• Work required:
Starting at the line that contains "Generate a component" and stopping at the line that contains "const ironErrors = [0.08, 0.03, 0.03, 0.03]", copy every line exactly, both ends included, without the pictures.

START

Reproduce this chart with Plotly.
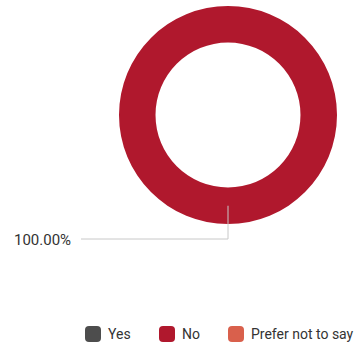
import plotly.graph_objects as go

labels = ["Yes", "No", "Prefer not to say"]
values = [0, 100, 0]
colors = ["#4D4D4D", "#B0182D", "#D9604C"]
label_text = "100.00%"

W, H = 358, 346
# pie geometry (pixels)
cx, cy, R = 228, 115, 109
hole = 0.665

fig = go.Figure(go.Pie(
    labels=labels, values=values, hole=hole, sort=False,
    marker=dict(colors=colors, line=dict(width=0)),
    textinfo="none", hoverinfo="label+percent",
    domain=dict(x=[(cx - R) / W, (cx + R) / W], y=[(H - cy - R) / H, (H - cy + R) / H]),
    direction="clockwise", showlegend=False,
))

# leader line from middle of ring down and left to label
ring_mid = cy + R * (1 + hole) / 2
y_elbow = 239
x_end = 81
fig.add_shape(type="path",
              path=f"M {cx/W} {1-ring_mid/H} L {cx/W} {1-y_elbow/H} L {x_end/W} {1-y_elbow/H}",
              xref="paper", yref="paper", line=dict(color="#C8C8C8", width=1))
fig.add_annotation(text=label_text, x=(x_end - 8) / W, y=1 - (y_elbow + 1) / H,
                   xref="paper", yref="paper", xanchor="right", yanchor="middle",
                   showarrow=False, font=dict(size=15, color="#333333", family="Roboto"))

# custom legend: rounded squares + labels
leg_x = [85, 159, 228]
leg_y, sq, r = 334, 16, 4
for lx, lab, col in zip(leg_x, labels, colors):
    x0, x1 = lx / W, (lx + sq) / W
    y0, y1 = 1 - (leg_y + sq / 2) / H, 1 - (leg_y - sq / 2) / H
    rx, ry = r / W, r / H
    path = (f"M {x0+rx} {y0} L {x1-rx} {y0} Q {x1} {y0} {x1} {y0+ry} L {x1} {y1-ry} "
            f"Q {x1} {y1} {x1-rx} {y1} L {x0+rx} {y1} Q {x0} {y1} {x0} {y1-ry} "
            f"L {x0} {y0+ry} Q {x0} {y0} {x0+rx} {y0} Z")
    fig.add_shape(type="path", path=path, xref="paper", yref="paper",
                  fillcolor=col, line=dict(width=0))
    fig.add_annotation(text=lab, x=(lx + sq + 5) / W, y=1 - leg_y / H,
                       xref="paper", yref="paper", xanchor="left", yanchor="middle",
                       showarrow=False, font=dict(size=14, color="#333333", family="Roboto"))

fig.update_layout(
    width=W, height=H, margin=dict(l=0, r=0, t=0, b=0),
    paper_bgcolor="white", plot_bgcolor="white",
    font=dict(family="Roboto", size=14, color="#333333"),
    showlegend=False,
)
fig.write_html("out.html", config={"displayModeBar": False},
               post_script="document.body.style.margin='0';")
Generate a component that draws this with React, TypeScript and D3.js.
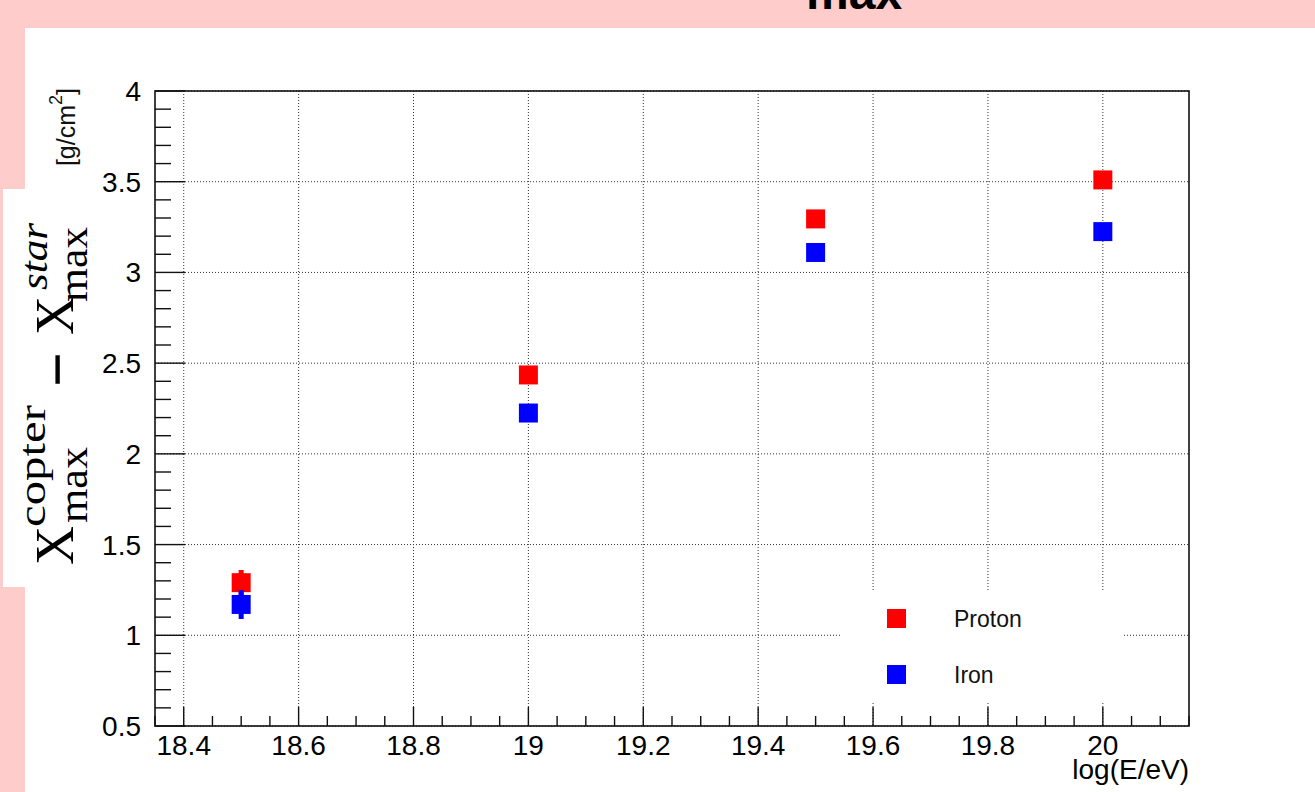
import React from 'react'
import * as d3 from 'd3'

// energies (log10 E/eV) and the Xmax differences
const energies = [18.5, 19.0, 19.5, 20.0]
const protonValues = [1.29, 2.435, 3.295, 3.51]
const protonErrors = [0.07, 0.03, 0.03, 0.03]
const ironValues = [1.17, 2.225, 3.11, 3.225]
const ironErrors = [0.08, 0.03, 0.03, 0.03]

const xTickValues = [18.4, 18.6, 18.8, 19.0, 19.2, 19.4, 19.6, 19.8, 20.0]
const xTickLabels = ['18.4', '18.6', '18.8', '19', '19.2', '19.4', '19.6', '19.8', '20']
const yTickValues = [0.5, 1, 1.5, 2, 2.5, 3, 3.5, 4]
const yTickLabels = ['0.5', '1', '1.5', '2', '2.5', '3', '3.5', '4']

const legendNames = ['Proton', 'Iron']
const seriesColors = ['#ff0000', '#0000ff']

const W = 1315
const H = 792
const sans = 'Liberation Sans, Arial, Helvetica, sans-serif'
const serif = 'Liberation Serif, Times New Roman, serif'

export default function App () {
  const x = d3.scaleLinear().domain([18.35, 20.15]).range([155, 1189])
  const y = d3.scaleLinear().domain([0.5, 4]).range([726, 91])

  const series = [
    { name: legendNames[0], color: seriesColors[0], values: protonValues, errors: protonErrors },
    { name: legendNames[1], color: seriesColors[1], values: ironValues, errors: ironErrors }
  ]

  const square = d3.symbol().type(d3.symbolSquare).size(19 * 19)()

  // minor ticks: every 0.05 on x, 0.1 on y
  const xMinor = d3.range(0, 37).map(i => 18.35 + i * 0.05)
  const yMinor = d3.range(0, 36).map(i => 0.5 + i * 0.1)

  const [x0, x1] = x.range()
  const [y0, y1] = y.range()

  return (
    <div style={{ position: 'fixed', left: 0, top: 0 }}>
      <svg width={W} height={H} style={{ display: 'block' }}>
        {/* pink frame */}
        <rect x={0} y={0} width={W} height={H} fill='#ffcccc' />
        <rect x={25} y={28} width={W - 25} height={H - 28} fill='#ffffff' />
        <text x={806} y={9} fontFamily={sans} fontWeight='bold' fontSize={48} fill='#000'>max</text>

        {/* grid */}
        <g stroke='#333' strokeWidth={1} strokeDasharray='1 2'>
          {xTickValues.map(v => (
            <line key={'gx' + v} x1={x(v)} x2={x(v)} y1={y1} y2={y0} />
          ))}
          {yTickValues.map(v => (
            <line key={'gy' + v} x1={x0} x2={x1} y1={y(v)} y2={y(v)} />
          ))}
        </g>

        {/* legend (white box, no border) */}
        <rect x={840} y={590} width={282} height={113} fill='#fff' />
        {series.map((s, i) => (
          <g key={s.name}>
            <path d={square} transform={`translate(896.5,${618.5 + i * 56})`} fill={s.color} />
            <text x={954} y={627 + i * 56} fontFamily={sans} fontSize={23} fill='#111'>{s.name}</text>
          </g>
        ))}

        {/* frame */}
        <rect x={x0} y={y1} width={x1 - x0} height={y0 - y1} fill='none' stroke='#111' strokeWidth={1.6} />

        {/* ticks */}
        <g stroke='#111' strokeWidth={1.4}>
          {xMinor.map((v, i) => (
            <line key={'xm' + i} x1={x(v)} x2={x(v)} y1={y0} y2={y0 - (i % 4 === 1 ? 19 : 10)} />
          ))}
          {yMinor.map((v, i) => (
            <line key={'ym' + i} x1={x0} x2={x0 + (i % 5 === 0 ? 30 : 16)} y1={y(v)} y2={y(v)} />
          ))}
        </g>

        {/* tick labels */}
        {xTickValues.map((v, i) => (
          <text key={'xl' + v} x={x(v)} y={755} textAnchor='middle' fontFamily={sans} fontSize={28} fill='#000'>{xTickLabels[i]}</text>
        ))}
        {yTickValues.map((v, i) => (
          <text key={'yl' + v} x={141} y={y(v) + 10} textAnchor='end' fontFamily={sans} fontSize={28} fill='#000'>{yTickLabels[i]}</text>
        ))}
        <text x={1189} y={779} textAnchor='end' fontFamily={sans} fontSize={28} fill='#000'>log(E/eV)</text>

        {/* y title: original units plus pasted formula */}
        <g transform='rotate(-90)'>
          <text x={-88} y={75} textAnchor='end' fontFamily={sans} fontSize={25} fill='#111'>
            [g/cm<tspan fontSize={18} dy={-13}>2</tspan><tspan dy={13}>]</tspan>
          </text>
        </g>
        <rect x={3} y={189} width={95} height={398} fill='#fff' />
        <g transform='rotate(-90)' fontFamily={serif} fill='#000'>
          <text x={-565} y={73} fontSize={54}>X</text>
          <text x={-527} y={45} fontSize={38} textLength={122} lengthAdjust='spacingAndGlyphs'>copter</text>
          <text x={-523} y={87} fontSize={42} textLength={76} lengthAdjust='spacingAndGlyphs'>max</text>
          <text x={-386} y={77} fontSize={58} stroke='#000' strokeWidth={1.5}>−</text>
          <text x={-335} y={73} fontSize={54}>X</text>
          <text x={-290} y={47} fontSize={38} fontStyle='italic' textLength={67} lengthAdjust='spacingAndGlyphs'>star</text>
          <text x={-302} y={87} fontSize={42} textLength={75} lengthAdjust='spacingAndGlyphs'>max</text>
        </g>

        {/* data: error bars then markers */}
        {series.map(s => (
          <g key={'d' + s.name}>
            {energies.map((e, i) => (
              <g key={e}>
                <line x1={x(e)} x2={x(e)} y1={y(s.values[i] - s.errors[i])} y2={y(s.values[i] + s.errors[i])} stroke={s.color} strokeWidth={5} />
                <path d={square} transform={`translate(${x(e)},${y(s.values[i])})`} fill={s.color} />
              </g>
            ))}
          </g>
        ))}
      </svg>
    </div>
  )
}
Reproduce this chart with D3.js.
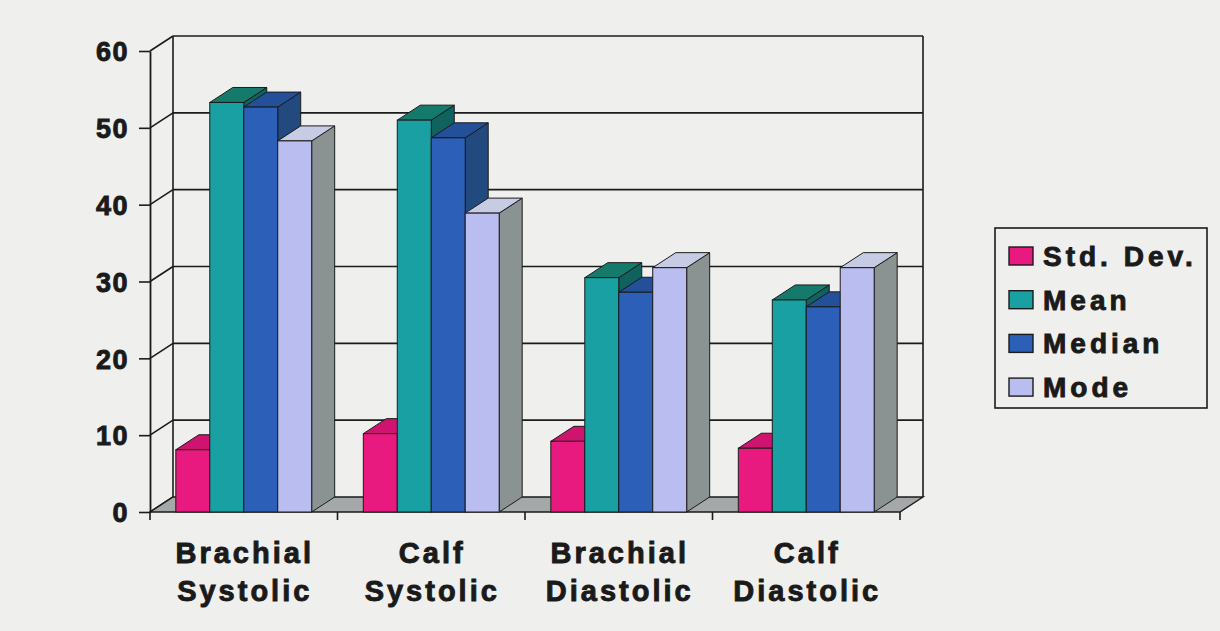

END

• Answer to the problem:
Generate a component that draws this with React, TypeScript and D3.js.
import React from 'react'
import * as d3 from 'd3'

// energies (log10 E/eV) and the Xmax differences
const energies = [18.5, 19.0, 19.5, 20.0]
const protonValues = [1.29, 2.435, 3.295, 3.51]
const protonErrors = [0.07, 0.03, 0.03, 0.03]
const ironValues = [1.17, 2.225, 3.11, 3.225]
const ironErrors = [0.08, 0.03, 0.03, 0.03]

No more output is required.